1 de março de 2016

“Do trauma à trama: o espaço urbano na literatura brasileira contemporânea”


Sociólogos e historiadores consideram o século XXI como aquele em que as cidades retomaram para si uma relevância política que se assemelha à que tinham antes da formação do Estado moderno. A chamada emergência da cidade está associada ao fenômeno da glocalização – o fato de que o poder do Estado-Nação, juntamente com suas noções de fronteira, território e cultura nacional, está sendo posto duplamente em cheque. Nas grandes questões políticas contemporâneas como direitos das minorias, migrações, superação da pobreza, diversidade cultural e desenvolvimento sustentável, há uma colaboração entre o local e o internacional na revisão e transformação das noções tradicionais da política associadas à soberania estatal. Esta é uma das perspectivas pela qual podemos entender o contexto contemporâneo e, portanto, esse espaço-tempo em que se desenvolve a literatura brasileira das últimas décadas.

Se perdemos em prazer estético ao reduzir um texto literário a uma interpretação sociológica; também reduzimos nossa percepção e capacidade crítica ao desconsiderar o panorama sociocultural em que uma obra está inserida. Ainda mais quando estamos tratando do nosso tempo. “Do trauma à trama: o espaço urbano na literatura brasileira contemporânea” – segundo livro da série Limiar, com realização da Luminara Editorial e organização do Prof. Dr. Ricardo Barberena (PUCRS) e da Prof. Dra. Regina Dalcastagnè (UnB) – reúne artigos que têm como grande trunfo dar conta do nosso tempo, com um olhar engajado neste duplo valor da literatura. Neles, a riqueza das análises sobre as particularidades da forma literária convive com o interesse crítico pela realidade sociocultural em diálogo com as obras.

A seleção dos artigos feita por Barberena e Dalcastagnè possui uma coesão que, não obstante as particularidades de cada autor, é dada pela conversa entre o literário e o social, em sua problematização do espaço urbano. Além dos artigos assinados pelos organizadores, o livro é composto por dez textos de pesquisadores nacionais e internacionais, são eles: Luciene Azevedo (UFBA), Sophia Beal (Universidade de Minnesota), Milton Colonetti (PUCRS), Luciana Paiva Coronel (FURG), Ângela Maria Dias (UFF), Alexandre Faria (UFJF), Friedrich Frosch (Universidade de Viena), Jeremy Lehnen (Universidade do Novo México), Lucía Tennina (Universidade de Buenos Aires), Lúcia Osana Zolin (UEM). O corpus das análises é a literatura brasileira contemporânea, mas o seu escopo tem a natureza glocal do século XXI, dando mostras de que as cidades são mais que cenário de narrativas, canções, poemas e vidas – são entidades políticas, sociais e culturais em constante redesenho, devido ao trânsito e ao discurso dos sujeitos.

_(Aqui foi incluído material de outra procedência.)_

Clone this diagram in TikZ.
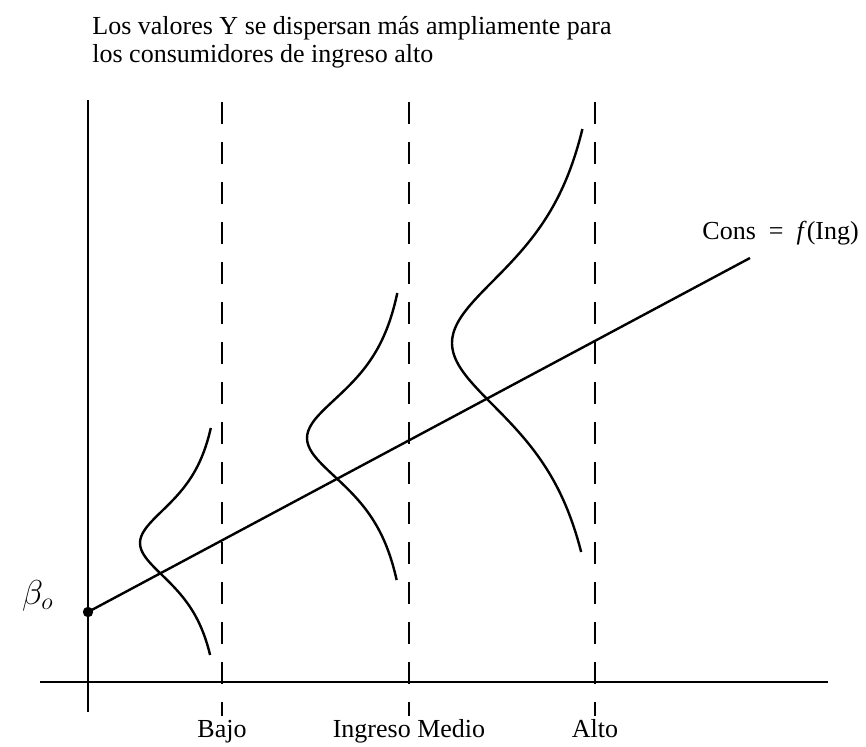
\documentclass[tikz,border=0pt]{standalone}
\usepackage{fontspec}
\setmainfont{Liberation Serif}
\usepackage{amsmath}

\begin{document}
\begin{tikzpicture}[x=0.5pt,y=0.5pt,yscale=-1,xscale=1,
  txt/.style={inner sep=0pt,font=\fontsize{13}{14}\selectfont},
  guide/.style={line width=1.4pt,dash pattern=on 11pt off 9pt},
  solidln/.style={line width=1.2pt},
  density/.style={line width=1.2pt,smooth,samples=80}]
\useasboundingbox (0,0) rectangle (866,747);

%Axes
\coordinate (yaxtop) at (88,100);
\coordinate (yaxbot) at (88,712);
\coordinate (xaxleft) at (40,682);
\coordinate (xaxright) at (828,682);
\draw [solidln] (yaxtop) -- (yaxbot) ;
\draw [solidln] (xaxleft) -- (xaxright) ;

%Dashed income levels and their labels
\foreach \gx/\lvl/\txt in {222/bajo/Bajo, 409/medio/Ingreso Medio, 595/alto/Alto}{
  \coordinate (\lvl top) at (\gx,102);
  \coordinate (\lvl bot) at (\gx,716);
  \draw [guide] (\lvl top) -- (\lvl bot) ;
  \node [txt, anchor=base] (\lvl lbl) at (\gx,737) {\txt};
}

%Densities
\draw [density] plot [domain=-115:112] ({227-87/(1+(\x/55)^2)},{543+\x});
\draw [density] plot [domain=-145:142] ({416-109/(1+(\x/66)^2)},{438+\x});
\draw [density] plot [domain=-214:209] ({615-163/(1+(\x/107)^2)},{343+\x});

%Straight Lines
\coordinate (b0) at (88,612);
\coordinate (lineend) at (750,258);
\draw [solidln] (b0) -- (lineend) ;
\fill (b0) circle (2.6pt);

% Text Node
\node [txt, anchor=base west] (title1) at (92,35) {Los valores Y se dispersan más ampliamente para};
% Text Node
\node [txt, anchor=base west] (title2) at (92,63) {los consumidores de ingreso alto};
% Text Node
\node [txt, anchor=base west] (conslbl) at (702,240) {Cons\enspace=\enspace\textit{f}(Ing)};
% Text Node
\node [inner sep=0pt, anchor=base east, font=\fontsize{18}{20}\selectfont] (b0lbl) at (54,604) {$\beta_{o}$};
\end{tikzpicture}
\end{document}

Os assuntos são diversos: literatura marginal, autobiografia e migração, crise da masculinidade, autoria feminina, escrita do cárcere, representatividade das vozes de mulheres na periferia, o espaço urbano de Brasília, o deslocamento como estratégia narrativa e reflexo da instabilidade do sujeito, os atores políticos em jogo na definição do sistema literário. A essa diversidade temática corresponde, porém, uma mesma preocupação estética e crítica com a potência do texto literário para a representação e a constituição das geografias sociais.

Como escreve o professor Barberena, “refletir sobre os traumas de hoje é pensar sobre os traumas do transitar”. Assim sendo, problematizar o espaço urbano na literatura contemporânea é questionar a própria noção de espaço – do local ao global, passando pelo nacional – e, portanto de fronteiras, limites, possibilidades e cerceamentos da mobilidade e do trânsito. De que modo os recursos estéticos da forma literária dão vazão a esses fenômenos do contemporâneo? De que maneiras a literatura contemporânea se transforma pari passu com as transformações do mundo, num jogo de retroalimentação? Não há resposta para isso que não seja um devir: cada um dos artigos deste livro é como uma caminhada pelo espaço (urbano) da literatura brasileira contemporânea – e este, não custa lembrar, só vai se construindo à medida que caminhamos.